During the 2016 fall quarter, I wrote a cache simulator while taking computer architecture. Here is a (late) post documenting it.

Theory

In order to deal with the problem that faster memory is also more expensive most computers use a hierarchy of increasingly large but slow memories. The system attempts to store values that it will need soon in higher levels of memory in increase efficiency. This process is called caching.

There are many caching schemes available with various tradeoffs. This simulator allows you to experiment with several potential parameters to a cache and then run a number of simulated memory accesses. You can then see various properties of these accesses, such as if they resulted in a cache hit or if the cache would have needed to delegate to the next level in the memory hierarchy.

You can access it at https://cs.williamritson.com/#/cache

Configuration

You can configure most of the simulators options in the top left card. Be warned, many of these values will cause odd or undefined behavior if they are not set to powers of 2.

Address Size

The address size is how large a memory address the machine uses. This controls how many different possible locations it can store a unit of memory. For example, a 32-bit machine has 232 = 4,294,967,296 possible unique addresses. This means that it uses byte addressing it can at most utilize about 4 gigabytes of space. Of course, that is the main memory, the cache will likely be much smaller. This is usually either 16, 32 or 64 bits in real machines.

Minimum Addressable Unit

The minimum addressable unit is the smallest unit of memory that gets a unique address within the system. For example if it is one byte then the system is called byte addressable. That would imply it is possible for the system to address a single byte, but not an individual bit. Many systems are also word or half-word addressable (in this simulator a word is always four bytes and a half-word always 2).

Cache Size

The cache size is the total amount of memory available to the cache. This is usually much smaller than the amount of total system memory. Larger caches are generally better, all things being equal, but may come with tradeoffs in terms of speed or price.

Block Size

The block size refers to how much memory the cache loads in at one time. This is usually bigger than the minimum addressable unit meaning that the cache loads in a chunk of memory which is referred to by multiple addresses at the same time. This allows the cache to take advantage of special locality, the principle that data is often read sequentially (eg in the case of an array). Larger block sizes mean that less blocks can be stored but there is a greater chance of special locality.

Blocks per Set

Because a cache is not as large as main memory it must have a way of deciding where to store blocks and when to replace them. Thus, blocks are arranged into sets and hashed into them by their address. Many blocks will map to the same set. In a directly mapped cache (set size of one) each set only stores one block and immediately vacates it if another needs to take its place. But sets may be larger allowing multiple blocks to be stored within. They will then only vacate a block when they are out of room and they will do it by the replacement policy (next section)

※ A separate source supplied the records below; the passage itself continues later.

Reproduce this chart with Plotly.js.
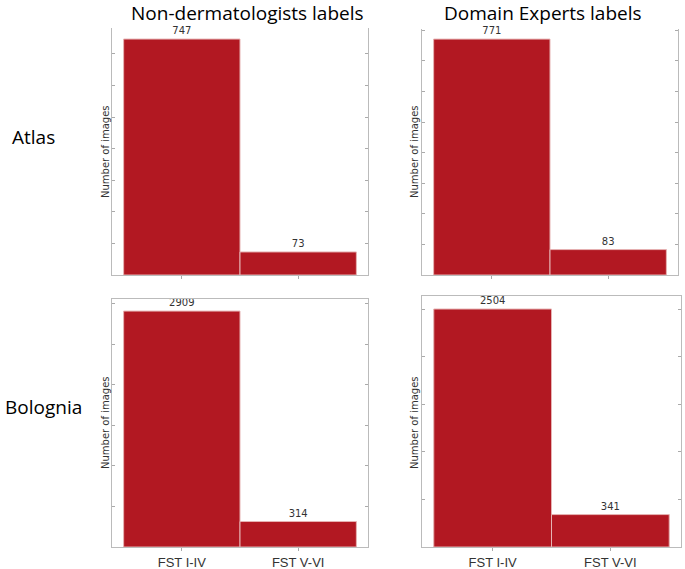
<!DOCTYPE html>
<html>
<head>
<meta charset="utf-8">
<script src="https://cdn.plot.ly/plotly-3.0.1.min.js"></script>
<style>
  html, body { margin: 0; padding: 0; background: #fff; }
  #chart { width: 685px; height: 569px; }
</style>
</head>
<body>
<div id="chart"></div>
<script>
// data
const categories = ["FST I-IV", "FST V-VI"];
const atlasNonDerm = [747, 73];
const atlasExperts = [771, 83];
const bolognaNonDerm = [2909, 314];
const bolognaExperts = [2504, 341];
const columnTitles = ["Non-dermatologists labels", "Domain Experts labels"];
const rowTitles = ["Atlas", "Bolognia"];
const yTitle = "Number of images";

const W = 685, H = 569;
const BAR_RED = "#B21822";

// pixel helpers -> paper coords
let px = (x) => x / W;
let py = (y) => 1 - y / H;

let makeBar = (values, n) => ({
  type: "bar",
  x: categories,
  y: values,
  width: [1, 1],
  xaxis: n === 1 ? "x" : `x${n}`,
  yaxis: n === 1 ? "y" : `y${n}`,
  marker: { color: BAR_RED, line: { color: "#e6b3b3", width: 1 } },
  text: values.map(String),
  textposition: "outside",
  textfont: { family: "DejaVu Sans", size: 10, color: "#333" },
  cliponaxis: false,
  hoverinfo: "x+y",
  showlegend: false,
});

let data = [
  makeBar(atlasNonDerm, 1),
  makeBar(atlasExperts, 2),
  makeBar(bolognaNonDerm, 3),
  makeBar(bolognaExperts, 4),
];

let xAxis = (domain, anchor, bottomRow) => ({
  domain: domain,
  anchor: anchor,
  range: [-0.6, 1.6],
  showgrid: false,
  zeroline: false,
  showline: true,
  linecolor: "#bbbbbb",
  linewidth: 1,
  mirror: bottomRow ? true : false,
  ticks: "outside",
  ticklen: 3,
  tickcolor: "#aaaaaa",
  showticklabels: bottomRow,
  tickfont: { family: "Liberation Sans", size: 13, color: "#333" },
  fixedrange: true,
});

let yAxis = (domain, anchor, top, dtick) => ({
  domain: domain,
  anchor: anchor,
  range: [0, top],
  dtick: dtick,
  showgrid: false,
  zeroline: false,
  showline: true,
  linecolor: "#bbbbbb",
  linewidth: 1,
  mirror: "ticks",
  ticks: "inside",
  ticklen: 3,
  tickcolor: "#aaaaaa",
  showticklabels: false,
  fixedrange: true,
});

let annotations = [];
// column titles
[[247, columnTitles[0]], [543, columnTitles[1]]].forEach(([x, t]) => {
  annotations.push({
    text: t, xref: "paper", yref: "paper", x: px(x), y: py(13),
    xanchor: "center", yanchor: "middle", showarrow: false,
    font: { family: "Open Sans", size: 19, color: "#000" },
  });
});
// row titles
[[10, 137, rowTitles[0]], [3, 407, rowTitles[1]]].forEach(([x, y, t]) => {
  annotations.push({
    text: t, xref: "paper", yref: "paper", x: px(x), y: py(y),
    xanchor: "left", yanchor: "middle", showarrow: false,
    font: { family: "Open Sans", size: 19, color: "#000" },
  });
});
// y axis titles
[[105, 152], [414, 152], [105, 423], [414, 423]].forEach(([x, y]) => {
  annotations.push({
    text: yTitle, xref: "paper", yref: "paper", x: px(x), y: py(y),
    xanchor: "center", yanchor: "middle", showarrow: false, textangle: -90,
    font: { family: "DejaVu Sans", size: 10, color: "#333" },
  });
});

let layout = {
  width: W,
  height: H,
  margin: { l: 0, r: 0, t: 0, b: 0 },
  paper_bgcolor: "#fff",
  plot_bgcolor: "#fff",
  bargap: 0,
  xaxis: xAxis([px(112), px(368)], "y", false),
  yaxis: yAxis([py(275), py(28)], "x", 782, 100),
  xaxis2: xAxis([px(422), px(678)], "y2", false),
  yaxis2: yAxis([py(275), py(29)], "x2", 804, 100),
  xaxis3: xAxis([px(112), px(368)], "y3", true),
  yaxis3: yAxis([py(547), py(299)], "x3", 3058, 500),
  xaxis4: xAxis([px(422), px(681)], "y4", true),
  yaxis4: yAxis([py(547), py(296)], "x4", 2641, 500),
  annotations: annotations,
};

Plotly.newPlot("chart", data, layout, { staticPlot: true, displayModeBar: false });
</script>
</body>
</html>
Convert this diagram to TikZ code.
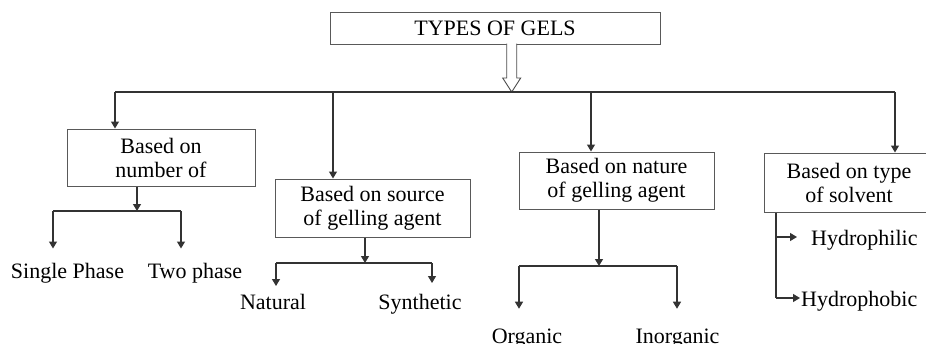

Replacement policy Use LRU Policy)

Caches that use set sizes greater than one must have a mechanism for determining which block to vacate from a set in order to make room for a new one. This Is called the replacement policy. This simulator allows two different replacement policies LRU or least recently used and FIFO or first in first out. In LRU the block that was used farthest in the past is vacated. In FIFO the first block into the cache is the first one vacated.

Memory Accesses

Once you have configured the cache you still need to create a series of memory accesses to test it. There are only two real parameters here. Address and whether or not the access is a write. The address determines where the memory will end up in cache. Whether or not it is a write determines if it will modify the memory within the cache.

Interpreting results.

Once you have entered in all the accesses you want to preformed and hit the “run simulation” button results will appear in the results card. Here are the meanings of each row.

Address – The address of the accessed memory

Request Type – Whether the access was a read or write

Cacheline Index – The index of the block within the cache.

Hit or Miss? – An access is a hit if the desired memory was found in cache otherwise it is a miss.

Modified – This is 1 if the memory in the cache has been modified (by a write)

Tag - This is the section of the address used to resolve which of the several possible blocks that could map to a set was actually mapped to that set.

Data - This is the address of the block of memory to which contains the addressed memory.

Caused Replace - True if adding the block to the cache required another block to be removed from the cache.

Write Back to memory? – True if the cache must write back to memory. This happens when a modified block has to be vacated from the cache.